Cisco Secure Workload REST API Authentication Bypass Grants Unrestricted Admin Access
Insufficient validation in Cisco Secure Workload's REST APIs allows unauthenticated remote attackers to obtain Site Admin privileges. This represents a complete authentication bypass affecting a platform commonly used for workload security and compliance monitoring.
Affected
Cisco has patched a critical authentication vulnerability in Secure Workload that permits remote attackers to bypass authentication mechanisms entirely and obtain Site Admin privileges via the product's REST APIs. The root cause is insufficient validation of API requests, meaning the endpoints lack proper authentication checks before granting administrative access. This is a textbook authentication bypass that converts any unauthenticated network-accessible endpoint into a direct path to administrative control.
The technical severity is extreme. Secure Workload is deployed by enterprises to enforce security policies, segment workloads, and maintain compliance postures across hybrid infrastructure. An attacker gaining Site Admin access can modify security policies, exfiltrate workload configuration data, disable monitoring and enforcement, and pivot laterally across protected assets. Unlike vulnerabilities requiring code execution or complex exploitation chains, this vulnerability is trivial to exploit: an attacker simply needs network access to the API endpoints and can programmatically escalate to full administrative control without credentials.
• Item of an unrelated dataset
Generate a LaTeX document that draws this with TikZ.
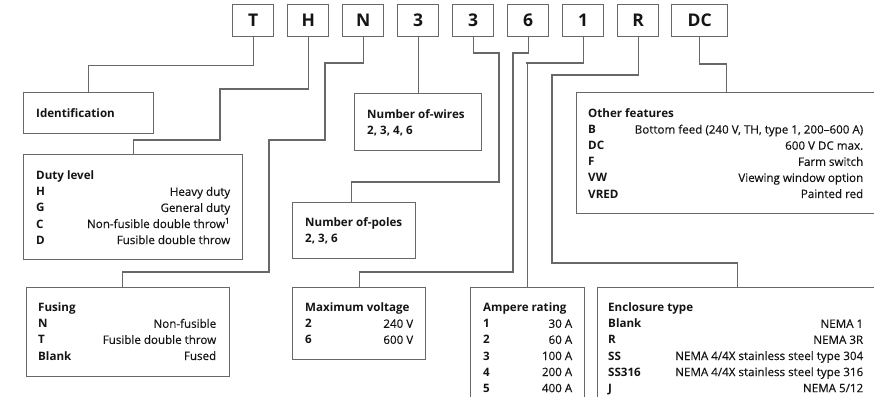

The affected population includes any organisation running Cisco Secure Workload with internet-facing or internally accessible REST API endpoints. Organisations may not have recognised this exposure if they assumed API access was implicitly protected by authentication. The fact that this affects REST APIs specifically suggests the vulnerability likely impacts automation, integration, and orchestration workflows that legitimately consume these endpoints.
Defenders must immediately patch affected systems and audit access logs for evidence of exploitation. Teams should review API access patterns before the patch date, focusing on unauthenticated requests to administrative endpoints. A temporary mitigation would be network segmentation restricting API access to trusted systems only, though this does not address the underlying flaw. Given the ease of exploitation, assume this vulnerability has been discovered and exploited in the wild.
This incident highlights why authentication and authorisation logic requires the most rigorous code review and testing. REST API security is frequently overlooked in favour of web interface hardening, yet APIs often provide equivalent or superior attack surface. Organisations building or deploying API-first security platforms must treat authentication validation as foundational rather than optional.